10.28.19 – 10.31.19

10.28.19 Practice Management | Project Planning & Design, 5 hours

  • All staff meeting
  • Continued work on Tenet Health Upfit project – worked on calling out enlarged plans and populating sheets with the plans and elevations

 10.29.19 Project Planning & Design | Project Management, 5 hours

  • Worked on Tenet Health elevations and enlarged plans
  • Site visit to Matt O’Neill project – I met the owner and a sign consultant who were also there. My coworker and I walked around and inspected what had been done since the previous week as well as what items still had not been tended to

10.30.19 Practice Management | Project Planning & Design, 5 hours

  • Medley team meeting
  • Switched over to doing enlarged restroom plans and elevations. Because there are a LOT of restrooms with different configurations, I took out trace paper and figured out what plans were similar for typical elevations. I was able to reconfigure a few restrooms and narrow it down to 3 typical restroom plans.

10.31.19

Practice Management | Project Planning & Design, 5 hours

  • HALLOWEEN – the office was full of fun costumes. A lot of bonding went on during picture taking and looking at the costumes of the employees in our other offices
  • Revit training – our BIM manager went over stairs, ramps, and railings for about an hour in our downstairs conference room. There were a few of us in there, including a new employee, so it was very collaborative with a lot of Q&A
  • Tenet Health restroom plans and elevations – laying out sheets and referencing the similar elevations
  • Got briefed on a short sketch for Monday – basically adding a countertop in an OR room in the SSI building (which happens to be the lower two floors of the Tenet Health project)

Reflection

  • During our Medley team meeting this week, our principle shed some light on AIA contracts and what the architect is responsible for in steel shop drawings.
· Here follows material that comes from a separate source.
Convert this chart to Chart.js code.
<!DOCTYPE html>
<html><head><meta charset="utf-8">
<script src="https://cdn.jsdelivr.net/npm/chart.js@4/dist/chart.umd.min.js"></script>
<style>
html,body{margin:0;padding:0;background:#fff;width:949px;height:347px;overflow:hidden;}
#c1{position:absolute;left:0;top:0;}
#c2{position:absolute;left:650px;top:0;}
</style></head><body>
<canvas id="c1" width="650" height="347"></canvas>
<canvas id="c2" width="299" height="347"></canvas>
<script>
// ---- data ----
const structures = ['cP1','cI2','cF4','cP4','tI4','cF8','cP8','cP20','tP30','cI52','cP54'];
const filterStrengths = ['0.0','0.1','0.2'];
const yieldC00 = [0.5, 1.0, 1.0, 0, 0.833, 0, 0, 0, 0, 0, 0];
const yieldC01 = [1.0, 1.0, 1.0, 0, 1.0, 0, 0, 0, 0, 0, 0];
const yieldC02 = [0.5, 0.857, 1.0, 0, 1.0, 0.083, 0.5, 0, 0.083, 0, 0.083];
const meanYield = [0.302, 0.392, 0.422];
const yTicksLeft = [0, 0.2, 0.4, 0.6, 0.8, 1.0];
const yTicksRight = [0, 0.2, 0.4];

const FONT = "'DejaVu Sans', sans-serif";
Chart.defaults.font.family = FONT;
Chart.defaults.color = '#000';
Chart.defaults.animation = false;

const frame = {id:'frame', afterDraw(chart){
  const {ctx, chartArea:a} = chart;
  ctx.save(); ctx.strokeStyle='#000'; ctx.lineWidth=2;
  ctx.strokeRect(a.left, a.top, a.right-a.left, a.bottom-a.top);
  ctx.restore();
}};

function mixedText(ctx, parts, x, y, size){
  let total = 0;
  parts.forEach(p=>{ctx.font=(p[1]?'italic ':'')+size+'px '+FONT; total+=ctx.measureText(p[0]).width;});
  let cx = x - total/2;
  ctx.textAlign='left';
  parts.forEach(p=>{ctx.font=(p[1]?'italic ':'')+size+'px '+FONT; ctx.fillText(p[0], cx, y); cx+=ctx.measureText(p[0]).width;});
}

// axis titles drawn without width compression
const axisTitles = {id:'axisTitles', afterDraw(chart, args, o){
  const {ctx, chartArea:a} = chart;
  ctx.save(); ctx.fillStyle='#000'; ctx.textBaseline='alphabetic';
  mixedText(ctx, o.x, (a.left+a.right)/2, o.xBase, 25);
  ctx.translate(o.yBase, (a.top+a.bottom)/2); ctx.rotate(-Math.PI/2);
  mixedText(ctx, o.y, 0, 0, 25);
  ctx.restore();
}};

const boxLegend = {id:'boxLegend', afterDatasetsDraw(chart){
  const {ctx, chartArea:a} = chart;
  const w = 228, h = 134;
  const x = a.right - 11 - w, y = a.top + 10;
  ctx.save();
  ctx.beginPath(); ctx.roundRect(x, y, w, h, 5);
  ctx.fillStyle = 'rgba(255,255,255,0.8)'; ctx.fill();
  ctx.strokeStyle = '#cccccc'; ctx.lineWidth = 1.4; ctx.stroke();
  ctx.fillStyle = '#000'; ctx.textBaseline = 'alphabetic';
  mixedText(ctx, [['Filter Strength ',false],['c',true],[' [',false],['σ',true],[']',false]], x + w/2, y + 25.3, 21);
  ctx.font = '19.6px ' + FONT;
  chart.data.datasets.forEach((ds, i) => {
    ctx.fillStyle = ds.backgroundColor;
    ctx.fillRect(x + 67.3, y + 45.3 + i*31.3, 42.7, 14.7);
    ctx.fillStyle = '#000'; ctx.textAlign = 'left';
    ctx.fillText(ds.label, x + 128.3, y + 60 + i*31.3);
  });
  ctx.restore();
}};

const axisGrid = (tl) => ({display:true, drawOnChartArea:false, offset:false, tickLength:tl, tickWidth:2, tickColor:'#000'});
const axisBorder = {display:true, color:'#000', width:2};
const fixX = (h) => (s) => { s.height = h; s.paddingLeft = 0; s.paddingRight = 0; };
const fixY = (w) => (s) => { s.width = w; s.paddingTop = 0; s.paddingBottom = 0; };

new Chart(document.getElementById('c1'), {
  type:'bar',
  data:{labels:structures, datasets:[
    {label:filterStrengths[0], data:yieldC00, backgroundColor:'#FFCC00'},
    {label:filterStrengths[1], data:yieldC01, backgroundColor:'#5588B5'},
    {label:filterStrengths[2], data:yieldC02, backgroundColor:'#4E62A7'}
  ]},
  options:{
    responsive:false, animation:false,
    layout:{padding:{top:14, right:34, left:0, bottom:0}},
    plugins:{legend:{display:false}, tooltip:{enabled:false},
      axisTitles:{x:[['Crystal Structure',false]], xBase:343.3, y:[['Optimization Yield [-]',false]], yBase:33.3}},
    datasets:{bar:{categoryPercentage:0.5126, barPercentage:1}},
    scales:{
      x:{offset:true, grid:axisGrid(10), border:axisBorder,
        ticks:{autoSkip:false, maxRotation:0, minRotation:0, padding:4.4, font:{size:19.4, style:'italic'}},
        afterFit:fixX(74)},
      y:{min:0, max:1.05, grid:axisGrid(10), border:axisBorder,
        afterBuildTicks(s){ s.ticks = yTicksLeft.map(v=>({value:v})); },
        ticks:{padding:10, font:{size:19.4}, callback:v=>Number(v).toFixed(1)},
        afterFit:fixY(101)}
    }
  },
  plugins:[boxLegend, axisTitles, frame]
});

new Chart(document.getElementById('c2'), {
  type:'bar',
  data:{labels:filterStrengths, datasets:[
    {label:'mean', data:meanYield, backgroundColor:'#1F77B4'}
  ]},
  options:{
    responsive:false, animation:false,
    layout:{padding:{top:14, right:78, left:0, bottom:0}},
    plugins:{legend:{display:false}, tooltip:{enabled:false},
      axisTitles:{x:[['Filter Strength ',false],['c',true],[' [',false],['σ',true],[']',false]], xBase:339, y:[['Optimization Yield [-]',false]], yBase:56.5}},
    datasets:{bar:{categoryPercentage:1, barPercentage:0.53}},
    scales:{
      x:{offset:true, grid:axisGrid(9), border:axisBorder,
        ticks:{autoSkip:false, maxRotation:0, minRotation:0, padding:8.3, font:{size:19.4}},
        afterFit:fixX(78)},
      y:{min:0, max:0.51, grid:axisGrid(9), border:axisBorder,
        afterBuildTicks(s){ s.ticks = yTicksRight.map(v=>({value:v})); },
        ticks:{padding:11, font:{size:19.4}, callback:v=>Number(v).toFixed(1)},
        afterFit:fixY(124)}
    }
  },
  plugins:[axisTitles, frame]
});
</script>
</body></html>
The answer? Everything! The architect owns dimensions, quality, and performance. So, if you see something in which you’re questioning, you should at least circle it and bring it to attention. From there, deliberately think about how the engineer should respond on the submittal – Should they respond? Respond and resubmit? Verify? Etc…
  • The Revit training on stairs, ramps, and railings refreshed a lot of what I’ve figured out on my own when dealing with these Revit families. However, I did learn quite a few things such as the “multistory top level” function and the importance of setting the type properties first when dealing with stairs. The biggest help what with railings – how to edit them and and their whole property interface. We learned about patterns, justifying the patterns, and all of the inherent commands Revit has in place when creating railings and stairs. Super interesting!